GIVEN MATERIAL:
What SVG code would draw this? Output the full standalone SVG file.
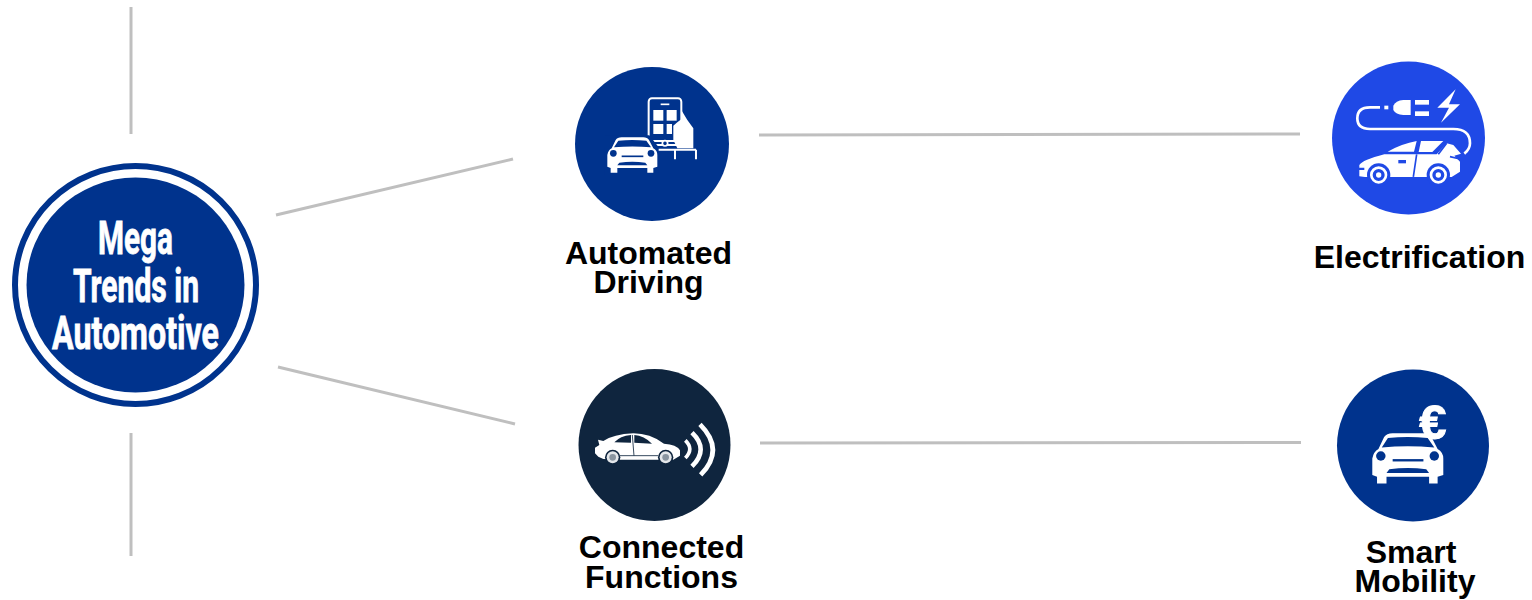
<svg xmlns="http://www.w3.org/2000/svg" width="1532" height="600" viewBox="0 0 1532 600">
<style>
.conn{stroke:#bfbfbf;stroke-width:3;fill:none}
.lbl{font-family:"Liberation Sans",Arial,sans-serif;font-weight:700;font-size:32px;fill:#000;text-anchor:middle}
.main{font-family:Roboto,"Liberation Sans",sans-serif;font-weight:700;font-size:46px;fill:#fff;stroke:#fff;stroke-width:.8}
.w{fill:#fff}
.ws{fill:none;stroke:#fff}
.navy{fill:#00338d}
</style>
<defs>
<g id="frontcar">
<path class="w" d="M0,78V53Q3,38 13,33L25,8Q30,0 43,0H108Q120,0 125,8L138,33Q150,40 150,53V88L138,92V106H120V92H30V106H10V92L0,88Z"/>
<path class="navy" d="M20,30L33,10Q75,6 117,10L131,30Q75,25 20,30Z"/>
<circle class="navy" cx="18" cy="48" r="10"/>
<circle class="navy" cx="131" cy="48" r="10"/>
<path d="M43,57H108" stroke="#00338d" stroke-width="5" fill="none"/>
<path class="navy" d="M30,84L36,76Q75,71 114,76L120,84Z"/>
</g>
</defs>
<rect width="1532" height="600" fill="#fff"/>
<g id="connectors">
<path class="conn" d="M131,7V134"/>
<path class="conn" d="M131,433V556"/>
<path class="conn" d="M276,215L513,159"/>
<path class="conn" d="M278,367L515,424"/>
<path class="conn" d="M759,135L1300,134"/>
<path class="conn" d="M760,443L1301,442.500"/>
</g>
<g id="node-mega-trends">
<ellipse cx="135.500" cy="285" rx="120.500" ry="119" fill="#fff" stroke="#00338d" stroke-width="6"/>
<ellipse class="navy" cx="135.500" cy="285" rx="109" ry="107.500"/>
<text class="main"><tspan x="98" y="254" textLength="75" lengthAdjust="spacingAndGlyphs">Mega</tspan><tspan x="73" y="302" textLength="126" lengthAdjust="spacingAndGlyphs">Trends in</tspan><tspan x="52" y="349" textLength="167" lengthAdjust="spacingAndGlyphs">Automotive</tspan></text>
</g>
<g id="node-automated-driving">
<circle cx="652" cy="144" r="77" class="navy"/>
<g transform="translate(570,60) scale(.3333)">
<rect class="ws" x="236" y="115" width="98" height="140" rx="10" stroke-width="6"/>
<path d="M272,133H298" stroke="#fff" stroke-width="5"/>
<rect class="w" x="250" y="150" width="30" height="32"/>
<rect class="w" x="290" y="150" width="30" height="32"/>
<rect class="w" x="250" y="192" width="30" height="30"/>
<rect class="w" x="290" y="192" width="16" height="30"/>
<path class="w" d="M334,150L352,180L370,205V265H322L310,240V197L322,187L334,178Z"/>
<path d="M240,243H322" stroke="#fff" stroke-width="6"/>
<circle cx="285" cy="250" r="8" fill="#00338d" stroke="#fff" stroke-width="5"/>
<path d="M262,269H378M315,269V298M378,269V298" fill="none" stroke="#fff" stroke-width="6"/>
<path d="M238,226L266,262V345H105V226Z" fill="#00338d"/>
<use href="#frontcar" x="112" y="232"/>
</g>
<text class="lbl"><tspan x="648.500" y="264">Automated</tspan><tspan x="648.500" y="293">Driving</tspan></text>
</g>
<g id="node-electrification">
<circle cx="1408.500" cy="138" r="76.500" fill="#1f49e6"/>
<g transform="translate(1325,55) scale(.3333)">
<path class="ws" stroke-width="8" d="M165,157H135Q97,157 97,190Q97,222 135,222H385Q435,222 435,265Q435,283 418,296"/>
<rect class="w" x="178" y="152" width="12" height="11"/>
<path class="w" d="M205,152Q212,137 235,135H257V180H235Q212,178 205,165Z"/>
<rect class="w" x="270" y="135" width="42" height="14"/>
<rect class="w" x="270" y="169" width="42" height="14"/>
<path class="w" d="M392,103L337,158H372L348,203L405,148H372Z"/>
<path class="w" d="M188,290Q230,266 275,258L267,290Z"/>
<path class="w" d="M288,258H355L322,291H281Z"/>
<path class="w" d="M103,330Q112,315 178,298H335L365,265L385,270L408,296L388,302L405,320V350L380,366H120L103,364V345H118V338H103Z"/>
<path d="M275,298L265,366M365,265L340,298M375,305L405,312" stroke="#1f49e6" stroke-width="5" fill="none"/>
<rect x="220" y="315" width="23" height="10" fill="#1f49e6"/>
<circle cx="161" cy="360" r="35" fill="#1f49e6"/>
<circle cx="340" cy="360" r="35" fill="#1f49e6"/>
<circle cx="161" cy="360" r="22" fill="#1f49e6" stroke="#fff" stroke-width="8"/>
<circle cx="340" cy="360" r="22" fill="#1f49e6" stroke="#fff" stroke-width="8"/>
<circle class="w" cx="161" cy="360" r="8"/>
<circle class="w" cx="340" cy="360" r="8"/>
</g>
<text class="lbl" x="1419.500" y="268">Electrification</text>
</g>
<g id="node-connected-functions">
<circle cx="654.500" cy="445" r="76" fill="#0f253e"/>
<g transform="translate(570,365) scale(.3333)">
<path class="w" d="M75,265V248L88,240L84,224L100,228Q130,208 190,205Q240,205 282,236Q320,238 330,256V272L310,284H150L100,282L85,275Z"/>
<path d="M133,232Q150,213 183,210V233ZM193,210Q222,212 246,236L193,233Z" fill="#0f253e"/>
<path d="M187,210L192,272M150,272H265" stroke="#0f253e" stroke-width="2.500" fill="none"/>
<circle cx="128" cy="277" r="23" fill="#0f253e"/>
<circle cx="287" cy="277" r="23" fill="#0f253e"/>
<circle cx="128" cy="277" r="18" fill="#e4e7ea"/>
<circle cx="287" cy="277" r="18" fill="#e4e7ea"/>
<circle cx="128" cy="277" r="10" fill="#8a95a0"/>
<circle cx="287" cy="277" r="10" fill="#8a95a0"/>
<path class="ws" stroke-width="11" d="M346,226Q373,252 346,279"/>
<path class="ws" stroke-width="14" d="M366,203Q418,253 366,304"/>
<path class="ws" stroke-width="14" d="M390,178Q466,254 392,330"/>
</g>
<text class="lbl"><tspan x="661.500" y="558">Connected</tspan><tspan x="661.500" y="588">Functions</tspan></text>
</g>
<g id="node-smart-mobility">
<circle cx="1413" cy="445.500" r="76" class="navy"/>
<use href="#frontcar" transform="translate(1372.300,433.300) scale(.4733)"/>
<text x="1433" y="439" font-family="Liberation Sans, sans-serif" font-weight="700" font-size="49" fill="#fff" stroke="#fff" stroke-width="1" text-anchor="middle">€</text>
<text class="lbl"><tspan x="1411" y="563">Smart</tspan><tspan x="1415" y="592">Mobility</tspan></text>
</g>
</svg>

TASK DESCRIPTION:
Write out the material above again, word for word, minus its pictures.

WORKED ANSWER:
What SVG code would draw this? Output the full standalone SVG file.
<svg xmlns="http://www.w3.org/2000/svg" width="1532" height="600" viewBox="0 0 1532 600">
<style>
.conn{stroke:#bfbfbf;stroke-width:3;fill:none}
.lbl{font-family:"Liberation Sans",Arial,sans-serif;font-weight:700;font-size:32px;fill:#000;text-anchor:middle}
.main{font-family:Roboto,"Liberation Sans",sans-serif;font-weight:700;font-size:46px;fill:#fff;stroke:#fff;stroke-width:.8}
.w{fill:#fff}
.ws{fill:none;stroke:#fff}
.navy{fill:#00338d}
</style>
<defs>
<g id="frontcar">
<path class="w" d="M0,78V53Q3,38 13,33L25,8Q30,0 43,0H108Q120,0 125,8L138,33Q150,40 150,53V88L138,92V106H120V92H30V106H10V92L0,88Z"/>
<path class="navy" d="M20,30L33,10Q75,6 117,10L131,30Q75,25 20,30Z"/>
<circle class="navy" cx="18" cy="48" r="10"/>
<circle class="navy" cx="131" cy="48" r="10"/>
<path d="M43,57H108" stroke="#00338d" stroke-width="5" fill="none"/>
<path class="navy" d="M30,84L36,76Q75,71 114,76L120,84Z"/>
</g>
</defs>
<rect width="1532" height="600" fill="#fff"/>
<g id="connectors">
<path class="conn" d="M131,7V134"/>
<path class="conn" d="M131,433V556"/>
<path class="conn" d="M276,215L513,159"/>
<path class="conn" d="M278,367L515,424"/>
<path class="conn" d="M759,135L1300,134"/>
<path class="conn" d="M760,443L1301,442.500"/>
</g>
<g id="node-mega-trends">
<ellipse cx="135.500" cy="285" rx="120.500" ry="119" fill="#fff" stroke="#00338d" stroke-width="6"/>
<ellipse class="navy" cx="135.500" cy="285" rx="109" ry="107.500"/>
<text class="main"><tspan x="98" y="254" textLength="75" lengthAdjust="spacingAndGlyphs">Mega</tspan><tspan x="73" y="302" textLength="126" lengthAdjust="spacingAndGlyphs">Trends in</tspan><tspan x="52" y="349" textLength="167" lengthAdjust="spacingAndGlyphs">Automotive</tspan></text>
</g>
<g id="node-automated-driving">
<circle cx="652" cy="144" r="77" class="navy"/>
<g transform="translate(570,60) scale(.3333)">
<rect class="ws" x="236" y="115" width="98" height="140" rx="10" stroke-width="6"/>
<path d="M272,133H298" stroke="#fff" stroke-width="5"/>
<rect class="w" x="250" y="150" width="30" height="32"/>
<rect class="w" x="290" y="150" width="30" height="32"/>
<rect class="w" x="250" y="192" width="30" height="30"/>
<rect class="w" x="290" y="192" width="16" height="30"/>
<path class="w" d="M334,150L352,180L370,205V265H322L310,240V197L322,187L334,178Z"/>
<path d="M240,243H322" stroke="#fff" stroke-width="6"/>
<circle cx="285" cy="250" r="8" fill="#00338d" stroke="#fff" stroke-width="5"/>
<path d="M262,269H378M315,269V298M378,269V298" fill="none" stroke="#fff" stroke-width="6"/>
<path d="M238,226L266,262V345H105V226Z" fill="#00338d"/>
<use href="#frontcar" x="112" y="232"/>
</g>
<text class="lbl"><tspan x="648.500" y="264">Automated</tspan><tspan x="648.500" y="293">Driving</tspan></text>
</g>
<g id="node-electrification">
<circle cx="1408.500" cy="138" r="76.500" fill="#1f49e6"/>
<g transform="translate(1325,55) scale(.3333)">
<path class="ws" stroke-width="8" d="M165,157H135Q97,157 97,190Q97,222 135,222H385Q435,222 435,265Q435,283 418,296"/>
<rect class="w" x="178" y="152" width="12" height="11"/>
<path class="w" d="M205,152Q212,137 235,135H257V180H235Q212,178 205,165Z"/>
<rect class="w" x="270" y="135" width="42" height="14"/>
<rect class="w" x="270" y="169" width="42" height="14"/>
<path class="w" d="M392,103L337,158H372L348,203L405,148H372Z"/>
<path class="w" d="M188,290Q230,266 275,258L267,290Z"/>
<path class="w" d="M288,258H355L322,291H281Z"/>
<path class="w" d="M103,330Q112,315 178,298H335L365,265L385,270L408,296L388,302L405,320V350L380,366H120L103,364V345H118V338H103Z"/>
<path d="M275,298L265,366M365,265L340,298M375,305L405,312" stroke="#1f49e6" stroke-width="5" fill="none"/>
<rect x="220" y="315" width="23" height="10" fill="#1f49e6"/>
<circle cx="161" cy="360" r="35" fill="#1f49e6"/>
<circle cx="340" cy="360" r="35" fill="#1f49e6"/>
<circle cx="161" cy="360" r="22" fill="#1f49e6" stroke="#fff" stroke-width="8"/>
<circle cx="340" cy="360" r="22" fill="#1f49e6" stroke="#fff" stroke-width="8"/>
<circle class="w" cx="161" cy="360" r="8"/>
<circle class="w" cx="340" cy="360" r="8"/>
</g>
<text class="lbl" x="1419.500" y="268">Electrification</text>
</g>
<g id="node-connected-functions">
<circle cx="654.500" cy="445" r="76" fill="#0f253e"/>
<g transform="translate(570,365) scale(.3333)">
<path class="w" d="M75,265V248L88,240L84,224L100,228Q130,208 190,205Q240,205 282,236Q320,238 330,256V272L310,284H150L100,282L85,275Z"/>
<path d="M133,232Q150,213 183,210V233ZM193,210Q222,212 246,236L193,233Z" fill="#0f253e"/>
<path d="M187,210L192,272M150,272H265" stroke="#0f253e" stroke-width="2.500" fill="none"/>
<circle cx="128" cy="277" r="23" fill="#0f253e"/>
<circle cx="287" cy="277" r="23" fill="#0f253e"/>
<circle cx="128" cy="277" r="18" fill="#e4e7ea"/>
<circle cx="287" cy="277" r="18" fill="#e4e7ea"/>
<circle cx="128" cy="277" r="10" fill="#8a95a0"/>
<circle cx="287" cy="277" r="10" fill="#8a95a0"/>
<path class="ws" stroke-width="11" d="M346,226Q373,252 346,279"/>
<path class="ws" stroke-width="14" d="M366,203Q418,253 366,304"/>
<path class="ws" stroke-width="14" d="M390,178Q466,254 392,330"/>
</g>
<text class="lbl"><tspan x="661.500" y="558">Connected</tspan><tspan x="661.500" y="588">Functions</tspan></text>
</g>
<g id="node-smart-mobility">
<circle cx="1413" cy="445.500" r="76" class="navy"/>
<use href="#frontcar" transform="translate(1372.300,433.300) scale(.4733)"/>
<text x="1433" y="439" font-family="Liberation Sans, sans-serif" font-weight="700" font-size="49" fill="#fff" stroke="#fff" stroke-width="1" text-anchor="middle">€</text>
<text class="lbl"><tspan x="1411" y="563">Smart</tspan><tspan x="1415" y="592">Mobility</tspan></text>
</g>
</svg>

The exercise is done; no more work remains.